▸ **RECORDS PROVIDED**
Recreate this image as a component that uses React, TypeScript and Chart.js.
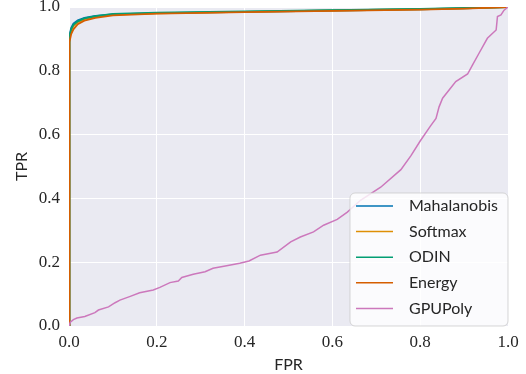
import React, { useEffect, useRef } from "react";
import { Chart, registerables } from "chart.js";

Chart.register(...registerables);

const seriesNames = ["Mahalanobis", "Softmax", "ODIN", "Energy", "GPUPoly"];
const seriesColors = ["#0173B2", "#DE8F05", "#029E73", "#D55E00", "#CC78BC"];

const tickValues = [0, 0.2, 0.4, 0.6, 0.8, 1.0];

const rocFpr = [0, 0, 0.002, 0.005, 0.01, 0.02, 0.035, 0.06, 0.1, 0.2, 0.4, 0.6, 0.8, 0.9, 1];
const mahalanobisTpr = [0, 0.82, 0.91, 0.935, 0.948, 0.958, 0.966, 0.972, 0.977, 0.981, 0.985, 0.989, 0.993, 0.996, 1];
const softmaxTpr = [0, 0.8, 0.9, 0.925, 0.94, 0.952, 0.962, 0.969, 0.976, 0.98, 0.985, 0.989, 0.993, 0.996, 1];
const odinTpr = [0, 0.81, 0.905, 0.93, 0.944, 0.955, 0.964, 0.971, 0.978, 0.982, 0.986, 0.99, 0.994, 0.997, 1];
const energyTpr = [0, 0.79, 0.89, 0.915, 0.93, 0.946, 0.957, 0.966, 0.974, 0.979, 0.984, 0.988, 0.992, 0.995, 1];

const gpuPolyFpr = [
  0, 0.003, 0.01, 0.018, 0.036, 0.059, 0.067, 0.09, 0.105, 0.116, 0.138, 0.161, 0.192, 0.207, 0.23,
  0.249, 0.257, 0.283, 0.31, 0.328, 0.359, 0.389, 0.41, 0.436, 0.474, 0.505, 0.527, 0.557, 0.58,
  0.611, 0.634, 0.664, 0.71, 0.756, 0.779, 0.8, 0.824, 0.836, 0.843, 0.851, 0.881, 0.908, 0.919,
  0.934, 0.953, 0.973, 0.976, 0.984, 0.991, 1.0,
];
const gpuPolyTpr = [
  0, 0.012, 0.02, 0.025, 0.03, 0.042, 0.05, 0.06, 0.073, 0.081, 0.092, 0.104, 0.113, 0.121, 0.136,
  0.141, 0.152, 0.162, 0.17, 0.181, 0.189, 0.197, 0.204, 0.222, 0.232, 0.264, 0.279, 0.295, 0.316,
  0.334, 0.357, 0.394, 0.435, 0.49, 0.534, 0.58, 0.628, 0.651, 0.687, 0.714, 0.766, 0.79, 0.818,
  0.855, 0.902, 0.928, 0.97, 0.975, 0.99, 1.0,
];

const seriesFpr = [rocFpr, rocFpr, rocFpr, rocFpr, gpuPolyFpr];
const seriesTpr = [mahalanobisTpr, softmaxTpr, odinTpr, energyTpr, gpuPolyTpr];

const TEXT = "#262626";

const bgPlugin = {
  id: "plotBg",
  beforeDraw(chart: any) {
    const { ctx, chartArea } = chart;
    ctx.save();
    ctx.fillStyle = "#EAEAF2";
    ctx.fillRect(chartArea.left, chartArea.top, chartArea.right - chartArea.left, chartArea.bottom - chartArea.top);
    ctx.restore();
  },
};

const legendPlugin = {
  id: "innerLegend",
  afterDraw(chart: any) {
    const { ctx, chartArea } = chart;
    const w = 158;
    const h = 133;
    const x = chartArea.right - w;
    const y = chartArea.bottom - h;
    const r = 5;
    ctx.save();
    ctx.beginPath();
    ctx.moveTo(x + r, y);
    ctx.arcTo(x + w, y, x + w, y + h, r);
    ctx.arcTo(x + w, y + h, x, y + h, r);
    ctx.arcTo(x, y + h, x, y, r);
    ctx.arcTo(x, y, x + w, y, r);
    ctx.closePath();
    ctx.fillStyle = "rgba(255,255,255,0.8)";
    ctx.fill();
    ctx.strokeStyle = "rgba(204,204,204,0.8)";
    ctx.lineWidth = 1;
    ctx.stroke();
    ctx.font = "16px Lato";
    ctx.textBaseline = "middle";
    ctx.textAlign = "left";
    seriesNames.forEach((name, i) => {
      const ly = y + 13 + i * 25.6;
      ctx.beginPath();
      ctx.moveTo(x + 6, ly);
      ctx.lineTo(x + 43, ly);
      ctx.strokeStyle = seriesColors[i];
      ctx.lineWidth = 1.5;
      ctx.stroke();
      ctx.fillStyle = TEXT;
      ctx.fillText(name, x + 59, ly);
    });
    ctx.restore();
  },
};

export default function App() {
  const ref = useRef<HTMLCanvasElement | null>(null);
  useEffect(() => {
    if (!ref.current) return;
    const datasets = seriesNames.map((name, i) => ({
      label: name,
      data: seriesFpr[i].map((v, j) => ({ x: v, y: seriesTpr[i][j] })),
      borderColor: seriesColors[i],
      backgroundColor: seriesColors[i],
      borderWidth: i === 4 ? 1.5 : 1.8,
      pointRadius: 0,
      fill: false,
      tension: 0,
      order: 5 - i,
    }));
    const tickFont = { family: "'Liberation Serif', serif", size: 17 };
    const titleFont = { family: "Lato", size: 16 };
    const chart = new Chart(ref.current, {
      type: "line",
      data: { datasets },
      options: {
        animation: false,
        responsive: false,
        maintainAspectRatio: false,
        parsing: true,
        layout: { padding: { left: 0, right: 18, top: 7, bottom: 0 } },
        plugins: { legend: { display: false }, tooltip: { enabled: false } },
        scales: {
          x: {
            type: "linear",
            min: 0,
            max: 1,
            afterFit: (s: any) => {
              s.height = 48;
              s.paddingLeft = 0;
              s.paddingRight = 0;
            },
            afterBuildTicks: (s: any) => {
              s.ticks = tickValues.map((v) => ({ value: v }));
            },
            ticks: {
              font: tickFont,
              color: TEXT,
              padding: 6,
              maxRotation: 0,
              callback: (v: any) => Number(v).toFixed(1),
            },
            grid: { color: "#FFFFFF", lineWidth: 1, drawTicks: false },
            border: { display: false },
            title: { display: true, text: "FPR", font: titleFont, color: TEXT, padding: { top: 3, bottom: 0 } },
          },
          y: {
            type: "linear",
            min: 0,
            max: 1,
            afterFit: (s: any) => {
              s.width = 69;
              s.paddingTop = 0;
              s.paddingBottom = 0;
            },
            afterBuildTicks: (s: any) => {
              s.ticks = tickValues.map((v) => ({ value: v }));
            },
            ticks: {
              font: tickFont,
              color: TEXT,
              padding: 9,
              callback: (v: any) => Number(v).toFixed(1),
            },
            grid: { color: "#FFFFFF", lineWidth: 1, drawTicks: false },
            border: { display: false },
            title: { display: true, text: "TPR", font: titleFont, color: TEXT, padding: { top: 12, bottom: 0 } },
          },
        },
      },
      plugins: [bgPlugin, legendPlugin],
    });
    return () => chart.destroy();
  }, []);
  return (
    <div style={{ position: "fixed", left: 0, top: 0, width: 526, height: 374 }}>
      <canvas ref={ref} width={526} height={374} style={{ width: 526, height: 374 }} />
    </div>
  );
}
==
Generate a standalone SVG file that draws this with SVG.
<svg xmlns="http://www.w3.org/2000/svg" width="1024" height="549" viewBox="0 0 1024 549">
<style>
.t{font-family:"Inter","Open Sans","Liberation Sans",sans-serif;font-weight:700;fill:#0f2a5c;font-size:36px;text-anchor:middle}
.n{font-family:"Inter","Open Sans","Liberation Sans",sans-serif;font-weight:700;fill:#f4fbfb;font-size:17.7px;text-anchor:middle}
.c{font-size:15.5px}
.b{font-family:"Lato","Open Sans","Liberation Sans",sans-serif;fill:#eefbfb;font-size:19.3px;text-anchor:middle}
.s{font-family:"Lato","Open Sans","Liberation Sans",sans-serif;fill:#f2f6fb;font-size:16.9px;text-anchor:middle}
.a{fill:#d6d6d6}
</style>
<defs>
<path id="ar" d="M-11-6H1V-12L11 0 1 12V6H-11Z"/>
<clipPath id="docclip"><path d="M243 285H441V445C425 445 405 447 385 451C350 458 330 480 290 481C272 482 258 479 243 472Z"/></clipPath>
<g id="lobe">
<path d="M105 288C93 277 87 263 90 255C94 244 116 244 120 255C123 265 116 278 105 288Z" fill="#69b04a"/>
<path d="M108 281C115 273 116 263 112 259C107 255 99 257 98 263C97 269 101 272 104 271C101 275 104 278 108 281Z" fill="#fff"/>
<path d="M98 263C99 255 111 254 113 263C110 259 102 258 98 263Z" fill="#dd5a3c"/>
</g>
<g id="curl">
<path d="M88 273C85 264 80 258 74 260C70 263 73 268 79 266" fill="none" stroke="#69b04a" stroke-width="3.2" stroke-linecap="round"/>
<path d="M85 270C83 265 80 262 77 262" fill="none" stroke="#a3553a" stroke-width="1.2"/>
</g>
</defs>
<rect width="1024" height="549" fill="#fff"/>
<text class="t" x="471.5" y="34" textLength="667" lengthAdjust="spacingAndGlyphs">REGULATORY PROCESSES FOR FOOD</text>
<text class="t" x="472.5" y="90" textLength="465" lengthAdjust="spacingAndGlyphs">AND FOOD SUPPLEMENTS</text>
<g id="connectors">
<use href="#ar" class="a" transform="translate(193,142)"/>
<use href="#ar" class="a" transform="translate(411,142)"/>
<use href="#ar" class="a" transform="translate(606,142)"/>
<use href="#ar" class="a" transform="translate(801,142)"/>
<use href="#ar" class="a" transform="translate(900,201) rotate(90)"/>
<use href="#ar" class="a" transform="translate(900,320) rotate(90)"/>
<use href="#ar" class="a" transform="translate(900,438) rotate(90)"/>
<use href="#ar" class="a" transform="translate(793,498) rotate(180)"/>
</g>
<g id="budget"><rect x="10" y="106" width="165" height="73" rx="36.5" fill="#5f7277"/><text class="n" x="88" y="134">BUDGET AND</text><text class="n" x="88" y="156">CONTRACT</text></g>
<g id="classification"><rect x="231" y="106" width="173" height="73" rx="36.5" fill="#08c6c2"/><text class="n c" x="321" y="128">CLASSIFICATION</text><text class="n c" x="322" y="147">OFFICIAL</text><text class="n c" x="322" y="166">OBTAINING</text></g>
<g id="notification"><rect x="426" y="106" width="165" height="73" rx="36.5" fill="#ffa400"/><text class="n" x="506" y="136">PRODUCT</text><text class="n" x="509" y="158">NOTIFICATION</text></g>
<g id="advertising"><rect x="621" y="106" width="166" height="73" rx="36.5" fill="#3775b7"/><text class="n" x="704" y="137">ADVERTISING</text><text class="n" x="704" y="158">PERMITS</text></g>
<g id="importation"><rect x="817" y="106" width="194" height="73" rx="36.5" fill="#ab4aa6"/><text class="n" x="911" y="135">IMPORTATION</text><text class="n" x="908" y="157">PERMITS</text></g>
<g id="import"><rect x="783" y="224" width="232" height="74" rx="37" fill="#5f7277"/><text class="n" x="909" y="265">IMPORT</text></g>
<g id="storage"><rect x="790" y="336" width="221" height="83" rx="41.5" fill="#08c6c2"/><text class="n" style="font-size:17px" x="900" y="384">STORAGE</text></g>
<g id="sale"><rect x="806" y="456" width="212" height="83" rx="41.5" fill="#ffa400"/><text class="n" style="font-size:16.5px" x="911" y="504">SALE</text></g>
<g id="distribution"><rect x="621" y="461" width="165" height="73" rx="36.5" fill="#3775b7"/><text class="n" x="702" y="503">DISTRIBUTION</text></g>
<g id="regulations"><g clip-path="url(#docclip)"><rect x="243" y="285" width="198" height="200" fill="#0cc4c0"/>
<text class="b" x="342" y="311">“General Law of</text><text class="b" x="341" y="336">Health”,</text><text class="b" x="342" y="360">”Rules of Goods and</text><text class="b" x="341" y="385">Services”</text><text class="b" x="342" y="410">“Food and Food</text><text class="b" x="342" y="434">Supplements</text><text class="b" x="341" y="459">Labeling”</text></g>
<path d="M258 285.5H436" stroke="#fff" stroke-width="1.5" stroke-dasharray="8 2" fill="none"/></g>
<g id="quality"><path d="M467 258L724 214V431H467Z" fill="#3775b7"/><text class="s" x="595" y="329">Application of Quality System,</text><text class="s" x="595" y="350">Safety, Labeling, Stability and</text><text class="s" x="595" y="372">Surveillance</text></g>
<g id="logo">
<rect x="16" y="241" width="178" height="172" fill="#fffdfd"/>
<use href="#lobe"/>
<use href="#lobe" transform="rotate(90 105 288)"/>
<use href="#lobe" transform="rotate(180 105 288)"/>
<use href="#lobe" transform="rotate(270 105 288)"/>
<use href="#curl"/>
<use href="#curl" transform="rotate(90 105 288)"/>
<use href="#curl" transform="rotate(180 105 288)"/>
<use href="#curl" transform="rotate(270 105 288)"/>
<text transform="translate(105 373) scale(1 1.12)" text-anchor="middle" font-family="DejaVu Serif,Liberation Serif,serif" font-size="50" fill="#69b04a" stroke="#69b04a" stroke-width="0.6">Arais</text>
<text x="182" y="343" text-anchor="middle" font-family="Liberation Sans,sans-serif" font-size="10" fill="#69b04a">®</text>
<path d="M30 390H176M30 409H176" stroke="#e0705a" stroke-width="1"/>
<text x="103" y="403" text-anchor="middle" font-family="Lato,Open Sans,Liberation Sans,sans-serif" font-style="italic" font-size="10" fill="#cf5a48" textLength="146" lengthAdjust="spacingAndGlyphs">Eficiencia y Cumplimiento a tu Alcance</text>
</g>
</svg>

▸ **GIVEN REQUEST**
Look above for the line with "Recreate this image" and the line with "Chart.register(...registerables);", then copy exactly the lines from the first through the second, both kept, with no pictures.

▸ **EXPECTED OUTPUT**
Recreate this image as a component that uses React, TypeScript and Chart.js.
import React, { useEffect, useRef } from "react";
import { Chart, registerables } from "chart.js";

Chart.register(...registerables);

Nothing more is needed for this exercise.